- [Instruction] Drop the pictures, then extract the listing word for word.

(Records from a dataset)
** BEGIN **

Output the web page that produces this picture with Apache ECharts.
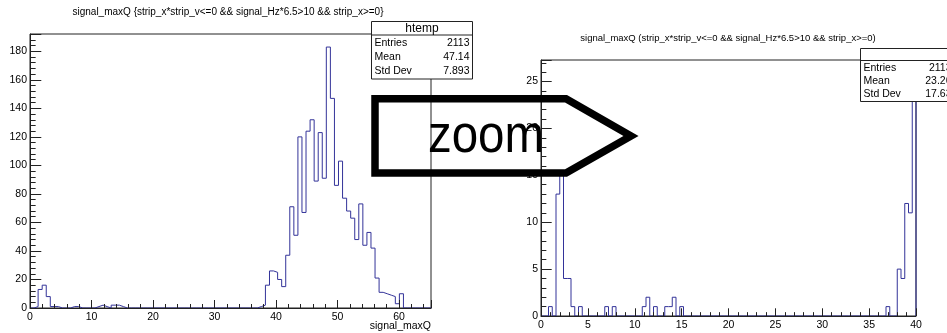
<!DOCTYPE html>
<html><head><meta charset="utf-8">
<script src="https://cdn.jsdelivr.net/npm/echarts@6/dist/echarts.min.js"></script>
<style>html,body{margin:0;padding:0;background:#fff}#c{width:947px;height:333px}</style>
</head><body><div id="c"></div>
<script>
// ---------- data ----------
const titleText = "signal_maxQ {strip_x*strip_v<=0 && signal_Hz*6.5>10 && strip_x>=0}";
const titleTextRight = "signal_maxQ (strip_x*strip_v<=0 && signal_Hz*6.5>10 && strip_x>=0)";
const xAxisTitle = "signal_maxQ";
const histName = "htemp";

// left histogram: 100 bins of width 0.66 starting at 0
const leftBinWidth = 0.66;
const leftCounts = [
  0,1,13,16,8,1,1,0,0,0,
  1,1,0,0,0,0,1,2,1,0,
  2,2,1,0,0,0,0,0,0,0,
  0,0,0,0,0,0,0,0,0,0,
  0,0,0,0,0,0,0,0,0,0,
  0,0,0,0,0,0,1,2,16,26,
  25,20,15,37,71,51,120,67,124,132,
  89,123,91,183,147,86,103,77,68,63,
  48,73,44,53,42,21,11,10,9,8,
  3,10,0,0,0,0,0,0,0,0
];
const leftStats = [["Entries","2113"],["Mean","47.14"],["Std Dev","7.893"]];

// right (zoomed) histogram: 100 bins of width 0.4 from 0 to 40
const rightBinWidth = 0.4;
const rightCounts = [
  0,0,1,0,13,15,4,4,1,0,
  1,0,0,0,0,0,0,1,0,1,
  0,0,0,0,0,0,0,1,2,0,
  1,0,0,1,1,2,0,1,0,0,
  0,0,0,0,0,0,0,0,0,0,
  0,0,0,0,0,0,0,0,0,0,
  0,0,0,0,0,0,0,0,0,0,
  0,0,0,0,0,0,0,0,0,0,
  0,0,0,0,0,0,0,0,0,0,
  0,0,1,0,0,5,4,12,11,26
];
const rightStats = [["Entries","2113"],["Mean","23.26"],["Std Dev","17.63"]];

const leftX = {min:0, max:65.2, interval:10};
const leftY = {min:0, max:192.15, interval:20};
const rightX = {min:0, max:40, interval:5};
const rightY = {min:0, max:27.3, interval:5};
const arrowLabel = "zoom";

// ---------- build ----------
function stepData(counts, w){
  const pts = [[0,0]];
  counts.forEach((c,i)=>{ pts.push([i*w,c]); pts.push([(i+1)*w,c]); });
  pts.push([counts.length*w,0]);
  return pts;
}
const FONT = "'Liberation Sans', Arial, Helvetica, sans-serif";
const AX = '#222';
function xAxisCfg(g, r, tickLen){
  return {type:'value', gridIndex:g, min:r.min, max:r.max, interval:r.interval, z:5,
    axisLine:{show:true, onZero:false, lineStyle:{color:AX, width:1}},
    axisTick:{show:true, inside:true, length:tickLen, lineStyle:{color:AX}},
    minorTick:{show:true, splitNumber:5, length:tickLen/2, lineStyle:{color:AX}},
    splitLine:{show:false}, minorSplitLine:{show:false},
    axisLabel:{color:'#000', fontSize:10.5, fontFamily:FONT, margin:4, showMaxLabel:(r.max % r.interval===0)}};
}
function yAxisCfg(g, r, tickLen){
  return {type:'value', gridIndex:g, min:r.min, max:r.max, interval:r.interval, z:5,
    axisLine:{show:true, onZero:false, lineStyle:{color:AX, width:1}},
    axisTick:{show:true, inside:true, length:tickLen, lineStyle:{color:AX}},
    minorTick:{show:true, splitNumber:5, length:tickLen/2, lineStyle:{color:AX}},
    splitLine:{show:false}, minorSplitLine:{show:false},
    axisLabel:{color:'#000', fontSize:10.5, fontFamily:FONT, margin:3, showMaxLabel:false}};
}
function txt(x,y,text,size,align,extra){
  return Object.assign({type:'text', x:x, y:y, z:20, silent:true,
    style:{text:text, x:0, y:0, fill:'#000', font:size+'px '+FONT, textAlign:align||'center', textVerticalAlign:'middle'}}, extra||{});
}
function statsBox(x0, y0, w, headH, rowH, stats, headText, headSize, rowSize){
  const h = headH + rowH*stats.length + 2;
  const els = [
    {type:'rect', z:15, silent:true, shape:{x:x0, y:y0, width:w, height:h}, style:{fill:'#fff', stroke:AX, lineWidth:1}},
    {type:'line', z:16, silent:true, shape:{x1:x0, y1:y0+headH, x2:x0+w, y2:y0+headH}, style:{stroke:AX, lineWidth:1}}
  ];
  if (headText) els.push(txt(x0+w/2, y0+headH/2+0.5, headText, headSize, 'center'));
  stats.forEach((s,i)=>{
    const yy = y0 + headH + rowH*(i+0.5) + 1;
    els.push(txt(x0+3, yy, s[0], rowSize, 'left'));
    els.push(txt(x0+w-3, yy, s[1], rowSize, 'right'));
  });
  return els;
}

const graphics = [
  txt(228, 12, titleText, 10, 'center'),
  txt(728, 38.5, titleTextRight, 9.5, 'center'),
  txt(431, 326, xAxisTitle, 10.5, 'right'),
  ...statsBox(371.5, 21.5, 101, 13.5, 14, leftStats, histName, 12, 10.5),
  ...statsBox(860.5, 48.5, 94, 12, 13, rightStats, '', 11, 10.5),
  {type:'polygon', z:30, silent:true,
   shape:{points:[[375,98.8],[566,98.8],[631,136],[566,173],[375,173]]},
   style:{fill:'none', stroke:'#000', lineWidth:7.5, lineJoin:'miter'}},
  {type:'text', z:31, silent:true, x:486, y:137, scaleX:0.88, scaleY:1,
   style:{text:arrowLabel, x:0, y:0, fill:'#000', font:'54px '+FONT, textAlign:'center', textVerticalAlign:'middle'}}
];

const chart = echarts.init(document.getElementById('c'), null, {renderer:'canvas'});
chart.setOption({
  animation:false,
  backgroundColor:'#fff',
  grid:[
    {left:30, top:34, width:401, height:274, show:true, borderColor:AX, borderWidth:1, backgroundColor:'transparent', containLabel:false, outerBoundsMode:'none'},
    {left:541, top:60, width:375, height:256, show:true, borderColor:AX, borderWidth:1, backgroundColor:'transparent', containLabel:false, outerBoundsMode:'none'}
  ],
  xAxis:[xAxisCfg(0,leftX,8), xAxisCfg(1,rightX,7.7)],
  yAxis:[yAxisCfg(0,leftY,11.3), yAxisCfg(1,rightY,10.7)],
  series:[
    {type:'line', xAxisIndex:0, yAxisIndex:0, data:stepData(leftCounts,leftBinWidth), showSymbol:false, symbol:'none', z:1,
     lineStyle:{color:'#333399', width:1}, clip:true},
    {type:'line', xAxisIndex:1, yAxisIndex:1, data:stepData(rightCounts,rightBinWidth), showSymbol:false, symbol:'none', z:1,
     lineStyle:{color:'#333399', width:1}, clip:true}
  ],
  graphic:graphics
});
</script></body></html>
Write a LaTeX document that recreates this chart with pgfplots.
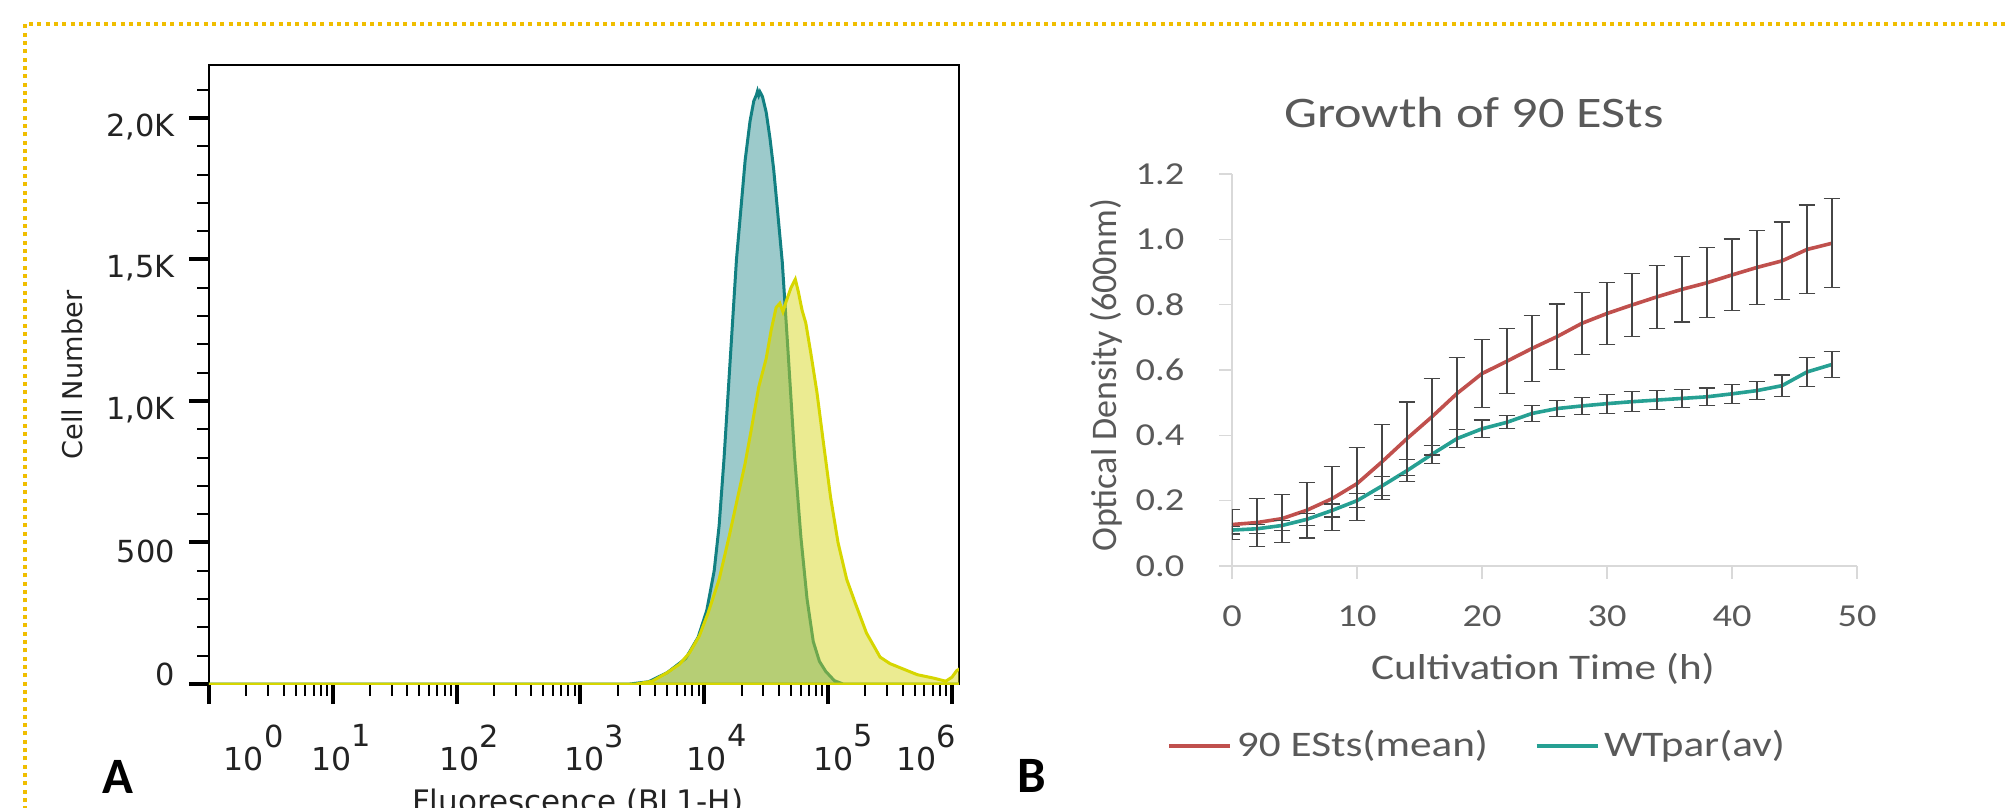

** END **

- [Reply to the exercise]
Output the web page that produces this picture with Apache ECharts.
<!DOCTYPE html>
<html><head><meta charset="utf-8">
<script src="https://cdn.jsdelivr.net/npm/echarts@6/dist/echarts.min.js"></script>
<style>html,body{margin:0;padding:0;background:#fff}#c{width:947px;height:333px}</style>
</head><body><div id="c"></div>
<script>
// ---------- data ----------
const titleText = "signal_maxQ {strip_x*strip_v<=0 && signal_Hz*6.5>10 && strip_x>=0}";
const titleTextRight = "signal_maxQ (strip_x*strip_v<=0 && signal_Hz*6.5>10 && strip_x>=0)";
const xAxisTitle = "signal_maxQ";
const histName = "htemp";

// left histogram: 100 bins of width 0.66 starting at 0
const leftBinWidth = 0.66;
const leftCounts = [
  0,1,13,16,8,1,1,0,0,0,
  1,1,0,0,0,0,1,2,1,0,
  2,2,1,0,0,0,0,0,0,0,
  0,0,0,0,0,0,0,0,0,0,
  0,0,0,0,0,0,0,0,0,0,
  0,0,0,0,0,0,1,2,16,26,
  25,20,15,37,71,51,120,67,124,132,
  89,123,91,183,147,86,103,77,68,63,
  48,73,44,53,42,21,11,10,9,8,
  3,10,0,0,0,0,0,0,0,0
];
const leftStats = [["Entries","2113"],["Mean","47.14"],["Std Dev","7.893"]];

// right (zoomed) histogram: 100 bins of width 0.4 from 0 to 40
const rightBinWidth = 0.4;
const rightCounts = [
  0,0,1,0,13,15,4,4,1,0,
  1,0,0,0,0,0,0,1,0,1,
  0,0,0,0,0,0,0,1,2,0,
  1,0,0,1,1,2,0,1,0,0,
  0,0,0,0,0,0,0,0,0,0,
  0,0,0,0,0,0,0,0,0,0,
  0,0,0,0,0,0,0,0,0,0,
  0,0,0,0,0,0,0,0,0,0,
  0,0,0,0,0,0,0,0,0,0,
  0,0,1,0,0,5,4,12,11,26
];
const rightStats = [["Entries","2113"],["Mean","23.26"],["Std Dev","17.63"]];

const leftX = {min:0, max:65.2, interval:10};
const leftY = {min:0, max:192.15, interval:20};
const rightX = {min:0, max:40, interval:5};
const rightY = {min:0, max:27.3, interval:5};
const arrowLabel = "zoom";

// ---------- build ----------
function stepData(counts, w){
  const pts = [[0,0]];
  counts.forEach((c,i)=>{ pts.push([i*w,c]); pts.push([(i+1)*w,c]); });
  pts.push([counts.length*w,0]);
  return pts;
}
const FONT = "'Liberation Sans', Arial, Helvetica, sans-serif";
const AX = '#222';
function xAxisCfg(g, r, tickLen){
  return {type:'value', gridIndex:g, min:r.min, max:r.max, interval:r.interval, z:5,
    axisLine:{show:true, onZero:false, lineStyle:{color:AX, width:1}},
    axisTick:{show:true, inside:true, length:tickLen, lineStyle:{color:AX}},
    minorTick:{show:true, splitNumber:5, length:tickLen/2, lineStyle:{color:AX}},
    splitLine:{show:false}, minorSplitLine:{show:false},
    axisLabel:{color:'#000', fontSize:10.5, fontFamily:FONT, margin:4, showMaxLabel:(r.max % r.interval===0)}};
}
function yAxisCfg(g, r, tickLen){
  return {type:'value', gridIndex:g, min:r.min, max:r.max, interval:r.interval, z:5,
    axisLine:{show:true, onZero:false, lineStyle:{color:AX, width:1}},
    axisTick:{show:true, inside:true, length:tickLen, lineStyle:{color:AX}},
    minorTick:{show:true, splitNumber:5, length:tickLen/2, lineStyle:{color:AX}},
    splitLine:{show:false}, minorSplitLine:{show:false},
    axisLabel:{color:'#000', fontSize:10.5, fontFamily:FONT, margin:3, showMaxLabel:false}};
}
function txt(x,y,text,size,align,extra){
  return Object.assign({type:'text', x:x, y:y, z:20, silent:true,
    style:{text:text, x:0, y:0, fill:'#000', font:size+'px '+FONT, textAlign:align||'center', textVerticalAlign:'middle'}}, extra||{});
}
function statsBox(x0, y0, w, headH, rowH, stats, headText, headSize, rowSize){
  const h = headH + rowH*stats.length + 2;
  const els = [
    {type:'rect', z:15, silent:true, shape:{x:x0, y:y0, width:w, height:h}, style:{fill:'#fff', stroke:AX, lineWidth:1}},
    {type:'line', z:16, silent:true, shape:{x1:x0, y1:y0+headH, x2:x0+w, y2:y0+headH}, style:{stroke:AX, lineWidth:1}}
  ];
  if (headText) els.push(txt(x0+w/2, y0+headH/2+0.5, headText, headSize, 'center'));
  stats.forEach((s,i)=>{
    const yy = y0 + headH + rowH*(i+0.5) + 1;
    els.push(txt(x0+3, yy, s[0], rowSize, 'left'));
    els.push(txt(x0+w-3, yy, s[1], rowSize, 'right'));
  });
  return els;
}

const graphics = [
  txt(228, 12, titleText, 10, 'center'),
  txt(728, 38.5, titleTextRight, 9.5, 'center'),
  txt(431, 326, xAxisTitle, 10.5, 'right'),
  ...statsBox(371.5, 21.5, 101, 13.5, 14, leftStats, histName, 12, 10.5),
  ...statsBox(860.5, 48.5, 94, 12, 13, rightStats, '', 11, 10.5),
  {type:'polygon', z:30, silent:true,
   shape:{points:[[375,98.8],[566,98.8],[631,136],[566,173],[375,173]]},
   style:{fill:'none', stroke:'#000', lineWidth:7.5, lineJoin:'miter'}},
  {type:'text', z:31, silent:true, x:486, y:137, scaleX:0.88, scaleY:1,
   style:{text:arrowLabel, x:0, y:0, fill:'#000', font:'54px '+FONT, textAlign:'center', textVerticalAlign:'middle'}}
];

const chart = echarts.init(document.getElementById('c'), null, {renderer:'canvas'});
chart.setOption({
  animation:false,
  backgroundColor:'#fff',
  grid:[
    {left:30, top:34, width:401, height:274, show:true, borderColor:AX, borderWidth:1, backgroundColor:'transparent', containLabel:false, outerBoundsMode:'none'},
    {left:541, top:60, width:375, height:256, show:true, borderColor:AX, borderWidth:1, backgroundColor:'transparent', containLabel:false, outerBoundsMode:'none'}
  ],
  xAxis:[xAxisCfg(0,leftX,8), xAxisCfg(1,rightX,7.7)],
  yAxis:[yAxisCfg(0,leftY,11.3), yAxisCfg(1,rightY,10.7)],
  series:[
    {type:'line', xAxisIndex:0, yAxisIndex:0, data:stepData(leftCounts,leftBinWidth), showSymbol:false, symbol:'none', z:1,
     lineStyle:{color:'#333399', width:1}, clip:true},
    {type:'line', xAxisIndex:1, yAxisIndex:1, data:stepData(rightCounts,rightBinWidth), showSymbol:false, symbol:'none', z:1,
     lineStyle:{color:'#333399', width:1}, clip:true}
  ],
  graphic:graphics
});
</script></body></html>
Write a LaTeX document that recreates this chart with pgfplots.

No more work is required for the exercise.